Id. (emphasis added). The same rationale applies to enhancements under the ACCA. Mr. Springfield's enhanced sentence is not an additional retroactive punishment for the 1973 escape conviction; it is a stiffened penalty for his latest crimes--possession of a firearm and ammunition by a convicted felon--which he committed in 1998, well after the ACCA was passed.
In an analogous context this court has sustained sentence enhancements under § 2L1.2 of the United States Sentencing Guidelines, rejecting the argument that the Ex Post Facto Clause was violated by an enhancement based on convictions predating the guideline's enactment. See Heredia-Cruz, 328 F.3d at 1290 ("This Circuit has held that the sentencing enhancement in § 2L1.2 does not unconstitutionally punish a defendant for a felony conviction that occurred before enactment [of] § 2L1.2 or its relevant amendments because the defendant is being punished for the illegal re-entry, not the underlying aggravated felony.").
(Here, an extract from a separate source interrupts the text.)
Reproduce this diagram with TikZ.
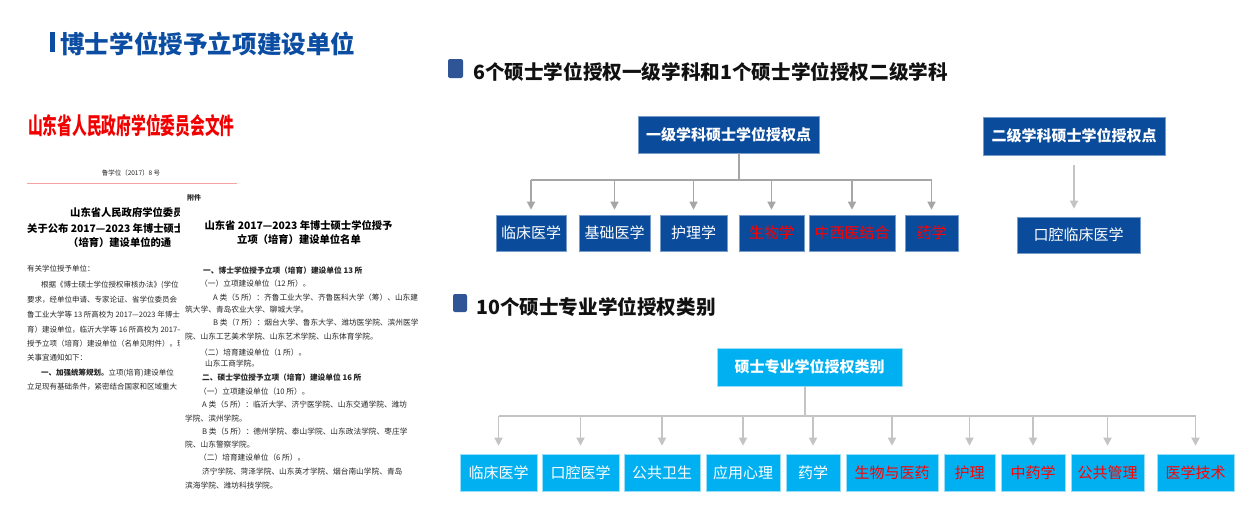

Moreover, every circuit court to address the issue has concluded that there is no ex post facto problem when a court enhances a sentence under the ACCA on the basis of convictions that occurred prior to the ACCA's passage. See United States v. Etheridge, 932 F.2d 318, 323 (4th Cir. 1991); United States v. Leonard, 868 F.2d 1393, 1399-1400 (5th Cir. 1989), abrogated in part on other grounds by Taylor v. United States, 495 U.S. 575 (1990); United States v. Stuart, 1996 WL 145857, at *2 (6th Cir. 1996) (unpublished); United States v. Jordan, 870 F.2d 1310, 1314-15 (7th Cir. 1989); United States v. Reynolds, 215 F.3d 1210, 1213 (11th Cir. 2000).
Because the ACCA is not retroactive, we can also readily dispose of Mr. Springfield's "alternative argument" that Congress failed to indicate clearly that the ACCA should be applied retroactively.
Accordingly, we conclude that Mr. Springfield has failed to make "a substantial showing of the denial of a constitutional right," 28 U.S.C. § 2253(c)(2), and therefore DENY his request for a COA. We also DENY his request to proceed IFP.
*.After examining Appellant's brief and the appellate record, this panel has determined unanimously that oral argument would not materially assist the determination of this appeal. See Fed. R. App. P. 34(a)(2); 10th Cir. R. 34.1(G). The case is therefore ordered submitted without oral argument.